Donald Trump and other embattled Republican candidates are resorting to a particularly bizarre and dangerous tactic in the closing days of the campaign — warning that they may well seek to impeach Hillary Clinton if she wins, or, short of that, tie her up with endless investigations and other delaying tactics.
Of all the arguments advanced by the Trump forces, this has to be among the most preposterous. In effect, what they’re saying is, Mrs. Clinton won’t be able to govern, because we won’t let her. So don’t waste your vote on her. Vote for us.
In a rational world — you know, one that values comity and progress in the national interest — this line of argument would be seen as incendiary at worst and hopelessly wacky at best. Not so in Trumpland, where the candidate himself warns (as he did in Miami on Wednesday) that a Clinton victory would “create an unprecedented and protracted constitutional crisis,” raising the specter that government would be severely hobbled by congressional Republicans’ open-ended investigations and a determination to impeach Mrs. Clinton. All this even if she was fairly elected by a majority of American voters.
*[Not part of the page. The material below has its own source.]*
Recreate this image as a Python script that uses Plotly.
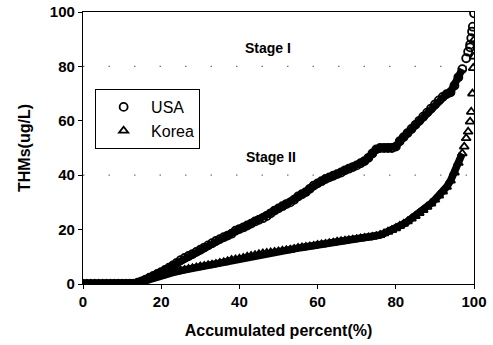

“Haven’t we just been through a lot with the Clintons?” Mr. Trump asked. “The work of government would grind to a halt if she were ever elected.”
Rudy Giuliani, one of Mr. Trump’s most zealous acolytes, echoed this cry to carry the battle forward into a Clinton administration. “I guarantee you in one year she’ll be impeached and indicted,” Mr. Giuliani promised Iowa voters this week. “It’s just going to happen. We’re going to sort of vote for a Watergate.”The tactic is a rejection of the nation’s need of a functioning government and a tacit concession that Mr. Trump may be losing and that he can be saved only by more scare tactics. Other Republican candidates in tight races have picked up this theme. The G.O.P. phrase du jour is “constitutional crisis,” depicting a hog-tied executive and a Republican Congress obsessed with perpetuating their demonization of Mrs. Clinton. Senator Richard Burr, campaigning for re-election in North Carolina, took the Trump fantasy one step further, telling supporters: “Could she pardon herself? And the answer is yes.”
As nonsensical as this strategy appears, these threats could cause real damage by encouraging Republicans in the next Congress to effectively take the government hostage, exacting revenge by making sure that nothing Mrs. Clinton proposes ever comes to pass. President Obama put it well in underlining the dangers. “Right now, because a lot of them think that Trump will lose, they’re already promising even more unprecedented dysfunction in Washington,” he told North Carolina voters this week. “How does our democracy function like that?”
That is not a question remotely of interest to Mr. Trump, in his kamikaze politicking. Yet in recalling the tumultuous impeachment of President Bill Clinton, Mr. Trump neglects to note that he was opposed to it, writing in 2000 that he “got a chuckle out of all the moralists in Congress and in the media.” Mr. Giuliani, before his servile devotion to Mr. Trump, also opposed Mr. Clinton’s impeachment.
Beyond simple hypocrisy, the Republicans’ impeachment threat demonstrates their gathering disrespect for democracy. If they can’t gain control of government fairly, they’ll simply undermine it. It is the clearest warning yet that voters must deliver a firm rejection of the politics of division that Mr. Trump represents.